→ **Input material**:
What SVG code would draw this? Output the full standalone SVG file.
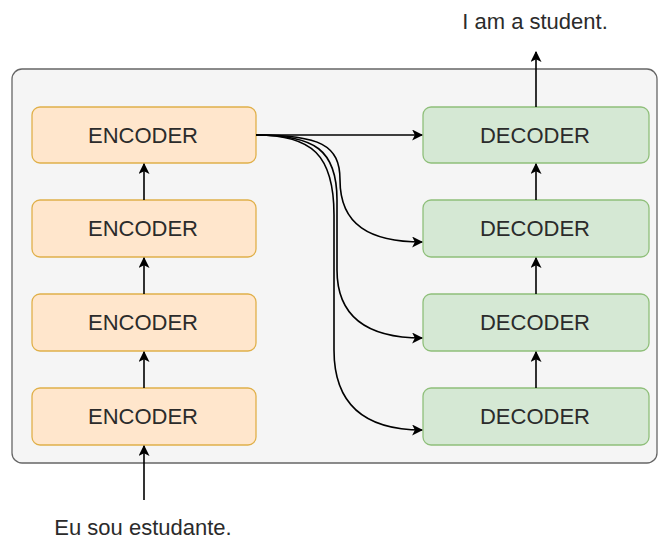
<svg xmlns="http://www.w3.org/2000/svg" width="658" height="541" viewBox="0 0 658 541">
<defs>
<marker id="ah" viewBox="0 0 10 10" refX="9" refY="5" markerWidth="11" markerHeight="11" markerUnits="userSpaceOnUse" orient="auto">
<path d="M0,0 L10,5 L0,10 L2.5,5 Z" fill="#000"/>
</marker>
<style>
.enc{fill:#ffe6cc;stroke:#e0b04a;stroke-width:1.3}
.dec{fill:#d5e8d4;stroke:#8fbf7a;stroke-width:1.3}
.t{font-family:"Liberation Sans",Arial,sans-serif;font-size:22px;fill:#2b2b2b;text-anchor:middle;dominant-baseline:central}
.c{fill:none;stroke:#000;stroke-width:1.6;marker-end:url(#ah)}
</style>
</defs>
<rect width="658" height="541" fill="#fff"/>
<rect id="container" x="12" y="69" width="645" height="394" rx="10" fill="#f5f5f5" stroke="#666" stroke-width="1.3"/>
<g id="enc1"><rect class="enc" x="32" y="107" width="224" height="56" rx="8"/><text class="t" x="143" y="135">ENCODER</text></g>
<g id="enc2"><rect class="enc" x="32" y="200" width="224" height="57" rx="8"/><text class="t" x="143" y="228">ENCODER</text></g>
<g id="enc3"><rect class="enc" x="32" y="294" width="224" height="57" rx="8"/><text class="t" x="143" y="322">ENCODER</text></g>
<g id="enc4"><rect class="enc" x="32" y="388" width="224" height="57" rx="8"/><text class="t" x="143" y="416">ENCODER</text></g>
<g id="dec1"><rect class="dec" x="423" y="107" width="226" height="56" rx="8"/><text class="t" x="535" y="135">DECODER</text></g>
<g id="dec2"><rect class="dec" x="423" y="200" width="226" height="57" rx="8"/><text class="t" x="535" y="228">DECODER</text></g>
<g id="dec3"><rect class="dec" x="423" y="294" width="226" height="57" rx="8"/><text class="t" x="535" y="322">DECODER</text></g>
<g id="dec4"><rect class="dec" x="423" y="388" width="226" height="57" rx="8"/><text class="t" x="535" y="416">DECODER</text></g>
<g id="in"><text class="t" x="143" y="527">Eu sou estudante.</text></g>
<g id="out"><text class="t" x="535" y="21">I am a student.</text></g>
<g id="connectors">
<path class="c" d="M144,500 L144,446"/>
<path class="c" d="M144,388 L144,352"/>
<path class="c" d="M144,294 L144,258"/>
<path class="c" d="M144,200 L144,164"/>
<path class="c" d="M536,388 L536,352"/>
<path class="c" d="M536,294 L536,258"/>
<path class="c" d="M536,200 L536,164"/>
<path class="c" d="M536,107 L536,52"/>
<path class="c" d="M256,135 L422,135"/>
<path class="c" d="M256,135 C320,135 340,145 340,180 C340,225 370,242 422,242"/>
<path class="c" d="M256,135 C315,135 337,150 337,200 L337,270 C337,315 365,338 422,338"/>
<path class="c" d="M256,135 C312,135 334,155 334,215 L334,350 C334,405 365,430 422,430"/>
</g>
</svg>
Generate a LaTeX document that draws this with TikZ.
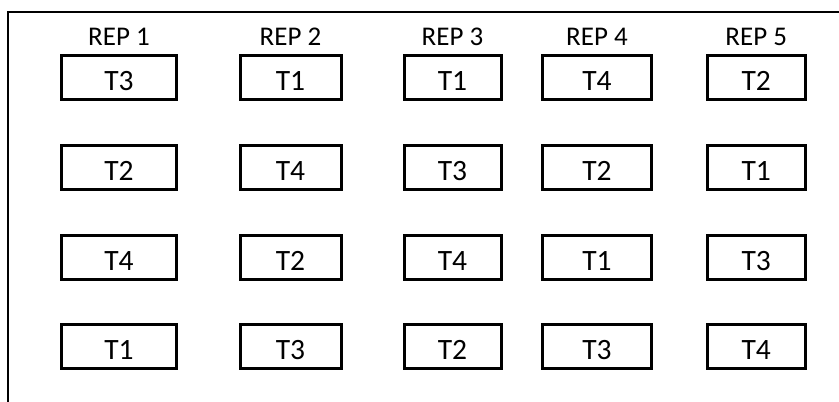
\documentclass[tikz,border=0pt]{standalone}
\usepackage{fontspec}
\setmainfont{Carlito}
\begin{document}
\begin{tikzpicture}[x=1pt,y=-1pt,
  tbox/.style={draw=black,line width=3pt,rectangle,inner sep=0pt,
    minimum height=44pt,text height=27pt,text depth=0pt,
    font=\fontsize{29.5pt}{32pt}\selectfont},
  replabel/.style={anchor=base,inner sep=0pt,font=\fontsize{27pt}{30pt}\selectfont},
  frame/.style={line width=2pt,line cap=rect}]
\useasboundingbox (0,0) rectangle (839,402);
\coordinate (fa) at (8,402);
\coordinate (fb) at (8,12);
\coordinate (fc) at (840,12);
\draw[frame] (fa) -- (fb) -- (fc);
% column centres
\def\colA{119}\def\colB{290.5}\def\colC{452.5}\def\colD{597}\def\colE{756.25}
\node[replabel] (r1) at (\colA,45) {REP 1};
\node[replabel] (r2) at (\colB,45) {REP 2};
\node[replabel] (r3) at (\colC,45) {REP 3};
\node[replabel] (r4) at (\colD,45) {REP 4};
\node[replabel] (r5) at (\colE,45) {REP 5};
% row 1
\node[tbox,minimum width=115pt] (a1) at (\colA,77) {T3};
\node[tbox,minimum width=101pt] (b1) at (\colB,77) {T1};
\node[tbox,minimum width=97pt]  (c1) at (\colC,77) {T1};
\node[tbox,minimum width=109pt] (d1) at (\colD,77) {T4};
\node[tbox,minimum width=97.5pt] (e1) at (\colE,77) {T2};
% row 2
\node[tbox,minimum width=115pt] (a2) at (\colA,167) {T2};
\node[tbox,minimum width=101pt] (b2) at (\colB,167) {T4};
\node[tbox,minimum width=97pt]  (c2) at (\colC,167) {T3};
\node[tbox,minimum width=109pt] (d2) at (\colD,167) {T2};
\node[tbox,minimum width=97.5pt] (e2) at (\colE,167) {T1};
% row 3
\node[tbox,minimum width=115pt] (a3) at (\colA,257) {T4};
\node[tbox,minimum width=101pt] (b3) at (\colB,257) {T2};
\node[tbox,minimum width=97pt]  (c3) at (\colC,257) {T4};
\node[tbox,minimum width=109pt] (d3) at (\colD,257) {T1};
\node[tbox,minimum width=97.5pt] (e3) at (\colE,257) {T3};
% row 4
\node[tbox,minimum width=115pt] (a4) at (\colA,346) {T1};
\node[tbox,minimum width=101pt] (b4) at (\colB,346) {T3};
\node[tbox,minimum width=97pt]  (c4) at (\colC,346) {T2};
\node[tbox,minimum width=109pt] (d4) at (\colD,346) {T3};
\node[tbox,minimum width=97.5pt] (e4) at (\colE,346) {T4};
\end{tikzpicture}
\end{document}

→ **Task instructions**: Show each line in the entries that holds the string "standalone".

→ **Written answer**:
What SVG code would draw this? Output the full standalone SVG file.
\documentclass[tikz,border=0pt]{standalone}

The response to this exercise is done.